Im Anschluss hielt ein Walliser Regiment die Ordnung aufrecht. Man beachte hier, dass während des Sonderbundskriegs Genf und Wallis Gegner waren und der zeitliche Abstand 95 Jahre betrug und in der Gesellschaft vermutlich ähnlich präsent war, wie bei uns heute der Zweite Weltkrieg.

Weshalb funktioniert der innere Frieden in der Schweiz dennoch?

Die Schweiz gab sich das Prinzip der Subsidiarität. Dies ist elementar entscheidend! Es bedeutet, dass Entscheidungen auf der tiefst möglichen Ebene erfolgen. Ein – nur scheinbar – anderes Prinzip ist der Föderalismus und die Gemeindeautonomie. Auch mit diesen Prinzipien werden die Entscheide auf unterer Ebene gefällt.

Was sich hierin verbirgt, ist das Prinzip der Selbstbestimmung der Völker (Völkerrecht). Sprachen, Kulturen, Werte, Religionen, Eigenheiten, sprich Unterschiede werden respektiert, toleriert und gar als Bereicherung empfunden und geschützt.

Der innere Frieden der Schweiz ist in Gefahr!

Die Entwicklungen der letzten Jahre schalten jedoch diese Friedensprinzipien aus. In den Gemeinden gehen immer mehr Rechte zum Kanton über und von den Kantonen werden immer mehr Rechte an den Bund abgetreten. Dies geschieht nicht selten per Volksentscheid. Ein Volk, welches sich offenbar nicht bewusst ist, worüber es abstimmt oder welche Konsequenzen ihre Entscheide haben. Man denke hier an die Empörung in St.Gallen, als die Gemeinden «plötzlich» feststellten, dass sie über das Erstellen von Windparks nichts mehr zu sagen haben.

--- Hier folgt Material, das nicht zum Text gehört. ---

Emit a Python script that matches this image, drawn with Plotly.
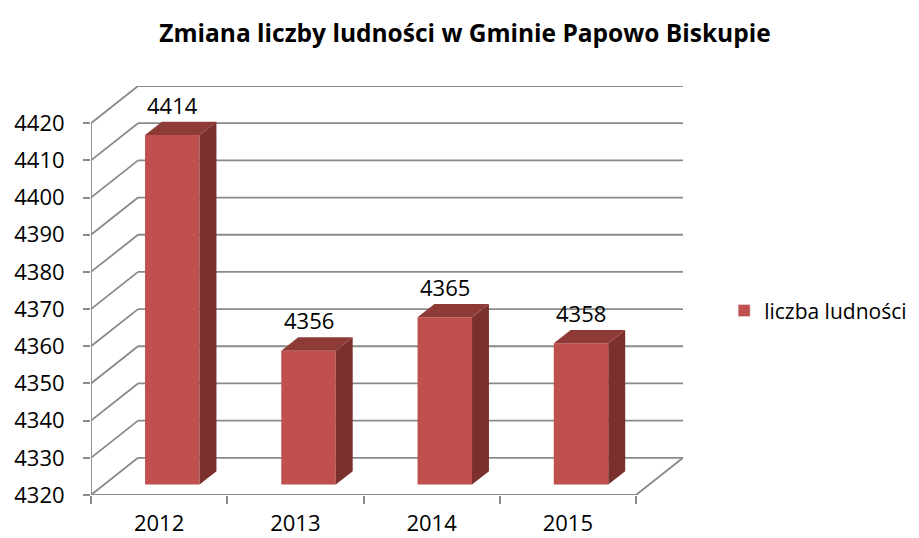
import plotly.graph_objects as go

title = "Zmiana liczby ludności w Gminie Papowo Biskupie"
series_name = "liczba ludności"
categories = ["2012", "2013", "2014", "2015"]
values = [4414, 4356, 4365, 4358]
y_ticks = [4320, 4330, 4340, 4350, 4360, 4370, 4380, 4390, 4400, 4410, 4420]

# 3D projection parameters (depth offset in data units)
DX = 0.345      # horizontal depth offset (category units)
DY = 10.0       # vertical depth offset (value units)
D0, D1 = 0.28, 0.64   # bar depth start / end (fraction of depth)
BAR_L, BAR_R = 0.30, 0.70  # bar front-face extent within category band
BASE = y_ticks[0]
TOP = y_ticks[-1]
N = len(categories)

GRID = "#8a8a8a"
FRONT = "#C0504D"
TOPC = "#8E3A37"
SIDE = "#7B302E"
FONT = "'Open Sans', Lato, 'Liberation Sans', sans-serif"

def proj(x, y, d):
    return x + d * DX, y + d * DY

fig = go.Figure()

# walls / grid
gx, gy = [], []
for v in y_ticks:
    x0, y0 = proj(0, v, 1)
    x1, y1 = proj(N, v, 1)
    gx += [x0, x1, None]; gy += [y0, y1, None]
    gx += [0, x0, None]; gy += [v, y0, None]
fx, fy = proj(N, BASE, 1)
gx += [0, N, fx, None]; gy += [BASE, BASE, fy, None]
gx += [0, 0, None]; gy += [BASE, TOP, None]
fig.add_trace(go.Scatter(x=gx, y=gy, mode="lines", line=dict(color=GRID, width=1.8),
                         hoverinfo="skip", showlegend=False))

def poly(pts, color):
    fig.add_trace(go.Scatter(x=[p[0] for p in pts] + [pts[0][0]], y=[p[1] for p in pts] + [pts[0][1]],
                             mode="lines", fill="toself", fillcolor=color, line=dict(width=0, color=color),
                             hoverinfo="skip", showlegend=False))

for i, v in enumerate(values):
    xl, xr = i + BAR_L, i + BAR_R
    poly([proj(xl, BASE, D0), proj(xr, BASE, D0), proj(xr, v, D0), proj(xl, v, D0)], FRONT)
    poly([proj(xr, BASE, D0), proj(xr, BASE, D1), proj(xr, v, D1), proj(xr, v, D0)], SIDE)
    poly([proj(xl, v, D0), proj(xr, v, D0), proj(xr, v, D1), proj(xl, v, D1)], TOPC)
    lx, _ = proj(i + 0.5, v, D0)
    _, ly = proj(i + 0.5, v, D1)
    fig.add_annotation(x=lx, y=ly, text=str(v), showarrow=False, yanchor="bottom",
                       yshift=0, font=dict(family=FONT, size=22, color="#000000"))

fig.add_trace(go.Bar(x=[None], y=[None], name=series_name, marker_color=FRONT, showlegend=True))

# page body has an 8px default margin, so the figure is sized to fit the window
fig.update_layout(
    width=911, height=530,
    paper_bgcolor="white", plot_bgcolor="white",
    margin=dict(l=83, r=236, t=78, b=43, autoexpand=False),
    title=dict(text="<b>" + title + "</b>", x=457 / 911, xref="container", xanchor="center",
               y=1 - 25 / 530, yref="container", yanchor="middle",
               font=dict(family=FONT, size=24.5, color="#000000")),
    xaxis=dict(range=[0, N + DX], showgrid=False, zeroline=False, showline=False,
               tickvals=[i + 0.5 for i in range(N)], ticktext=categories, ticks="",
               tickfont=dict(family=FONT, size=22, color="#000000"), ticklabelstandoff=13,
               minor=dict(tickvals=list(range(N + 1)), ticks="outside", ticklen=8,
                          tickcolor=GRID, tickwidth=1.8, showgrid=False),
               automargin=False, fixedrange=True),
    yaxis=dict(range=[BASE, TOP + DY], showgrid=False, zeroline=False, showline=False,
               tickvals=y_ticks, ticktext=[str(t) for t in y_ticks], ticks="outside",
               ticklen=7, tickcolor=GRID, tickwidth=1.8, ticklabelstandoff=14,
               tickfont=dict(family=FONT, size=22, color="#000000"),
               automargin=False, fixedrange=True),
    legend=dict(x=1.0695, xanchor="left", y=0.45, yanchor="middle",
                font=dict(family=FONT, size=21, color="#000000"), bgcolor="rgba(0,0,0,0)"),
    showlegend=True,
)

fig.write_html("out.html")
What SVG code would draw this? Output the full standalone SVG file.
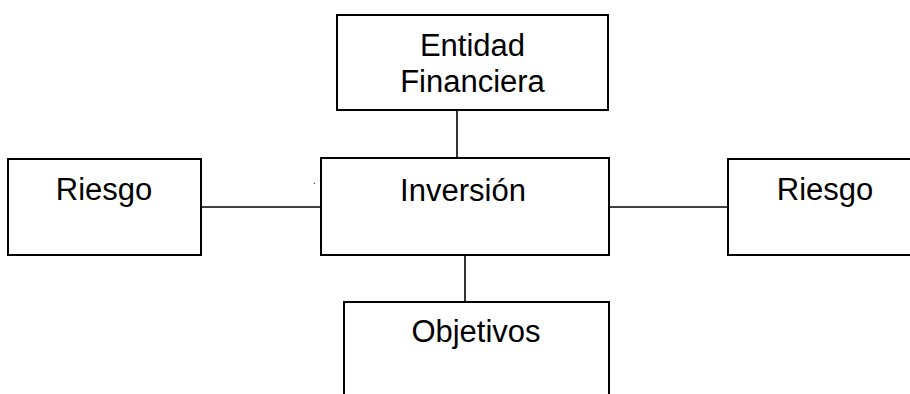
<svg xmlns="http://www.w3.org/2000/svg" width="910" height="394" viewBox="0 0 910 394">
<style>
.box{fill:#fff;stroke:#000;stroke-width:2}
.ln{stroke:#000;stroke-width:1.6;fill:none}
.t{font-family:"Liberation Sans",Arial,sans-serif;font-size:31px;fill:#000;text-anchor:middle}
</style>
<rect width="910" height="394" fill="#fff"/>
<g id="connectors">
<line class="ln" x1="457" y1="110" x2="457" y2="158"/>
<line class="ln" x1="465" y1="255" x2="465" y2="302"/>
<line class="ln" x1="201" y1="207" x2="321" y2="207"/>
<line class="ln" x1="609" y1="207" x2="728" y2="207"/>
</g>
<g id="entidad">
<rect class="box" x="337" y="15" width="271" height="95"/>
<text class="t" x="472.5" y="56">Entidad</text>
<text class="t" x="472.5" y="92">Financiera</text>
</g>
<g id="inversion">
<rect class="box" x="321" y="158" width="288" height="97"/>
<text class="t" x="463" y="201">Inversión</text>
</g>
<g id="riesgo-izq">
<rect class="box" x="8" y="159" width="193" height="96"/>
<text class="t" x="104" y="200">Riesgo</text>
</g>
<g id="riesgo-der">
<path class="box" d="M915,159 H728 V255 H915"/>
<text class="t" x="825" y="200">Riesgo</text>
</g>
<g id="objetivos">
<path class="box" d="M344,400 V302 H609 V400"/>
<text class="t" x="476" y="342">Objetivos</text>
</g>
<text x="313" y="184" font-family="Liberation Sans, Arial, sans-serif" font-size="10" fill="#000">.</text>
</svg>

Der Bundesrat verfügt, dass für die anstehenden bilateralen Verträge das Mehr der Kantone (Ständemehr) nicht erforderlich sei, das Volksmehr sei ausreichend. Man argumentiert dann noch mit der Demokratie. Wenn die Demokratie jedoch dazu missbraucht wird, Minderheiten zu unterdrücken können wir am Beispiel anderer Länder beobachten, wohin das führt, den Kurden, Palästinensern, die Älteren mögen sich an die IRA erinnern.

Halten wir fest an den Friedensprinzipien: Subsidiarität, Föderalismus, Gemeindeautonomie. Denn auch die Schweiz hat keine Garantie auf den inneren Frieden!»